Skip all pictures, then print the remaining material exactly.

Collection entries:

= = = = = = =

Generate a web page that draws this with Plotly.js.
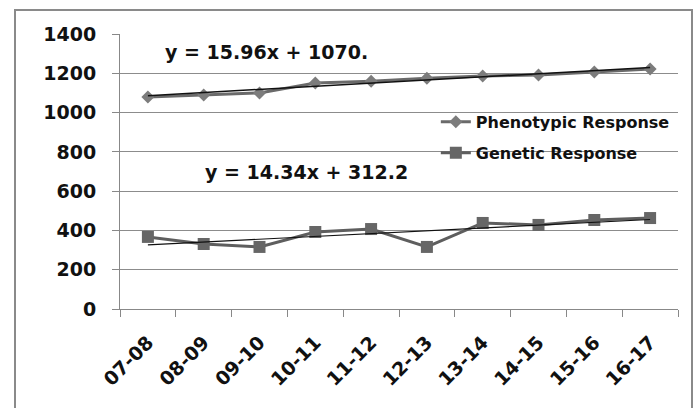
<!DOCTYPE html>
<html>
<head>
<meta charset="utf-8">
<script src="https://cdn.plot.ly/plotly-3.0.1.min.js"></script>
<style>
html,body{margin:0;padding:0;background:#fff;}
#wrap{position:relative;width:699px;height:408px;overflow:hidden;}
#chart{width:699px;height:408px;}
#frame{position:absolute;left:14px;top:9px;width:679px;height:420px;border:2px solid #8a8a8a;pointer-events:none;box-sizing:border-box;}
</style>
</head>
<body>
<div id="wrap"><div id="chart"></div><div id="frame"></div></div>
<script>
// Data
const categories = ["07-08","08-09","09-10","10-11","11-12","12-13","13-14","14-15","15-16","16-17"];
const phenotypic = [1079, 1090, 1100, 1150, 1160, 1175, 1186, 1191, 1207, 1222];
const genetic = [367, 331, 316, 392, 407, 316, 438, 428, 453, 463];
// Trendline equations shown on the chart: y = slope*x + intercept
const phenoTrend = [15.96, 1070];
const geneticTrend = [14.34, 312.2];
const yTicks = [0, 200, 400, 600, 800, 1000, 1200, 1400];
const eqLabels = ["y = 15.96x + 1070.", "y = 14.34x + 312.2"];

const trendVals = (c) => categories.map((_, i) => c[0] * (i + 1) + c[1]);

const FONT = "DejaVu Sans, Arial, sans-serif";

const traces = [
  {
    x: categories, y: phenotypic, name: "Phenotypic Response", type: "scatter", mode: "lines+markers",
    line: {color: "#6a6a6a", width: 3},
    marker: {symbol: "diamond", size: 10, color: "#7c7c7c"},
    legendgroup: "a"
  },
  {
    x: categories, y: genetic, name: "Genetic Response", type: "scatter", mode: "lines+markers",
    line: {color: "#5e5e5e", width: 3},
    marker: {symbol: "square", size: 12, color: "#666666"},
    legendgroup: "b"
  },
  {
    x: categories, y: trendVals(phenoTrend), type: "scatter", mode: "lines",
    line: {color: "#111111", width: 1.5}, showlegend: false, hoverinfo: "skip"
  },
  {
    x: categories, y: trendVals(geneticTrend), type: "scatter", mode: "lines",
    line: {color: "#111111", width: 1.2}, showlegend: false, hoverinfo: "skip"
  }
];

const layout = {
  width: 699, height: 408,
  margin: {l: 120, r: 21, t: 34, b: 99},
  paper_bgcolor: "#ffffff", plot_bgcolor: "#ffffff",
  font: {family: FONT, color: "#111111"},
  showlegend: true,
  legend: {
    x: 0.566, y: 0.742, xanchor: "left", yanchor: "top",
    bgcolor: "rgba(0,0,0,0)", borderwidth: 0,
    font: {family: FONT, size: 16, color: "#111111", weight: "bold"},
    traceorder: "grouped", tracegroupgap: 7
  },
  xaxis: {
    type: "category",
    tickmode: "array", tickvals: categories, ticktext: categories,
    tickson: "boundaries", ticks: "outside", ticklen: 7, tickcolor: "#888888",
    showline: true, linecolor: "#888888", linewidth: 1,
    showgrid: false, zeroline: false,
    tickangle: -45,
    ticklabelstandoff: 14,
    tickfont: {family: FONT, size: 19, color: "#111111", weight: "bold"},
    range: [-0.5, 9.5]
  },
  yaxis: {
    range: [0, 1400],
    tickmode: "array", tickvals: yTicks,
    ticks: "outside", ticklen: 7, tickcolor: "#888888",
    showline: true, linecolor: "#888888", linewidth: 1,
    showgrid: true, gridcolor: "#8c8c8c", gridwidth: 1,
    zeroline: false,
    ticklabelstandoff: 12,
    tickfont: {family: FONT, size: 19, color: "#111111", weight: "bold"}
  },
  annotations: [
    {xref: "paper", yref: "y", x: 0.077, y: 1308, xanchor: "left", yanchor: "middle",
     text: eqLabels[0], showarrow: false,
     font: {family: FONT, size: 19, color: "#111111", weight: "bold"}},
    {xref: "paper", yref: "y", x: 0.149, y: 697, xanchor: "left", yanchor: "middle",
     text: eqLabels[1], showarrow: false,
     font: {family: FONT, size: 19, color: "#111111", weight: "bold"}}
  ]
};

Plotly.newPlot("chart", traces, layout, {displayModeBar: false, staticPlot: true});
</script>
</body>
</html>
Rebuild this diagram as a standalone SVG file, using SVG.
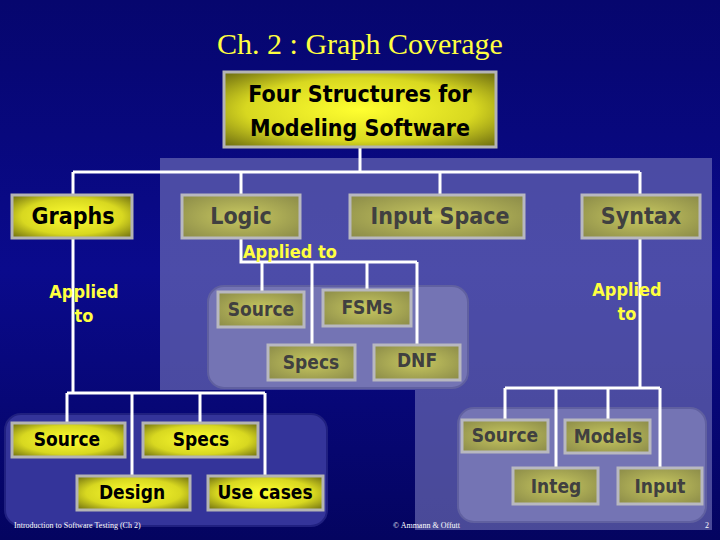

= = = = = = =

RESPONSE TO THE EXERCISE:
Generate a web page that draws this with Plotly.js.
<!DOCTYPE html>
<html>
<head>
<meta charset="utf-8">
<script src="https://cdn.plot.ly/plotly-3.0.1.min.js"></script>
<style>
html,body{margin:0;padding:0;background:#fff;}
#wrap{position:relative;width:699px;height:408px;overflow:hidden;}
#chart{width:699px;height:408px;}
#frame{position:absolute;left:14px;top:9px;width:679px;height:420px;border:2px solid #8a8a8a;pointer-events:none;box-sizing:border-box;}
</style>
</head>
<body>
<div id="wrap"><div id="chart"></div><div id="frame"></div></div>
<script>
// Data
const categories = ["07-08","08-09","09-10","10-11","11-12","12-13","13-14","14-15","15-16","16-17"];
const phenotypic = [1079, 1090, 1100, 1150, 1160, 1175, 1186, 1191, 1207, 1222];
const genetic = [367, 331, 316, 392, 407, 316, 438, 428, 453, 463];
// Trendline equations shown on the chart: y = slope*x + intercept
const phenoTrend = [15.96, 1070];
const geneticTrend = [14.34, 312.2];
const yTicks = [0, 200, 400, 600, 800, 1000, 1200, 1400];
const eqLabels = ["y = 15.96x + 1070.", "y = 14.34x + 312.2"];

const trendVals = (c) => categories.map((_, i) => c[0] * (i + 1) + c[1]);

const FONT = "DejaVu Sans, Arial, sans-serif";

const traces = [
  {
    x: categories, y: phenotypic, name: "Phenotypic Response", type: "scatter", mode: "lines+markers",
    line: {color: "#6a6a6a", width: 3},
    marker: {symbol: "diamond", size: 10, color: "#7c7c7c"},
    legendgroup: "a"
  },
  {
    x: categories, y: genetic, name: "Genetic Response", type: "scatter", mode: "lines+markers",
    line: {color: "#5e5e5e", width: 3},
    marker: {symbol: "square", size: 12, color: "#666666"},
    legendgroup: "b"
  },
  {
    x: categories, y: trendVals(phenoTrend), type: "scatter", mode: "lines",
    line: {color: "#111111", width: 1.5}, showlegend: false, hoverinfo: "skip"
  },
  {
    x: categories, y: trendVals(geneticTrend), type: "scatter", mode: "lines",
    line: {color: "#111111", width: 1.2}, showlegend: false, hoverinfo: "skip"
  }
];

const layout = {
  width: 699, height: 408,
  margin: {l: 120, r: 21, t: 34, b: 99},
  paper_bgcolor: "#ffffff", plot_bgcolor: "#ffffff",
  font: {family: FONT, color: "#111111"},
  showlegend: true,
  legend: {
    x: 0.566, y: 0.742, xanchor: "left", yanchor: "top",
    bgcolor: "rgba(0,0,0,0)", borderwidth: 0,
    font: {family: FONT, size: 16, color: "#111111", weight: "bold"},
    traceorder: "grouped", tracegroupgap: 7
  },
  xaxis: {
    type: "category",
    tickmode: "array", tickvals: categories, ticktext: categories,
    tickson: "boundaries", ticks: "outside", ticklen: 7, tickcolor: "#888888",
    showline: true, linecolor: "#888888", linewidth: 1,
    showgrid: false, zeroline: false,
    tickangle: -45,
    ticklabelstandoff: 14,
    tickfont: {family: FONT, size: 19, color: "#111111", weight: "bold"},
    range: [-0.5, 9.5]
  },
  yaxis: {
    range: [0, 1400],
    tickmode: "array", tickvals: yTicks,
    ticks: "outside", ticklen: 7, tickcolor: "#888888",
    showline: true, linecolor: "#888888", linewidth: 1,
    showgrid: true, gridcolor: "#8c8c8c", gridwidth: 1,
    zeroline: false,
    ticklabelstandoff: 12,
    tickfont: {family: FONT, size: 19, color: "#111111", weight: "bold"}
  },
  annotations: [
    {xref: "paper", yref: "y", x: 0.077, y: 1308, xanchor: "left", yanchor: "middle",
     text: eqLabels[0], showarrow: false,
     font: {family: FONT, size: 19, color: "#111111", weight: "bold"}},
    {xref: "paper", yref: "y", x: 0.149, y: 697, xanchor: "left", yanchor: "middle",
     text: eqLabels[1], showarrow: false,
     font: {family: FONT, size: 19, color: "#111111", weight: "bold"}}
  ]
};

Plotly.newPlot("chart", traces, layout, {displayModeBar: false, staticPlot: true});
</script>
</body>
</html>
Rebuild this diagram as a standalone SVG file, using SVG.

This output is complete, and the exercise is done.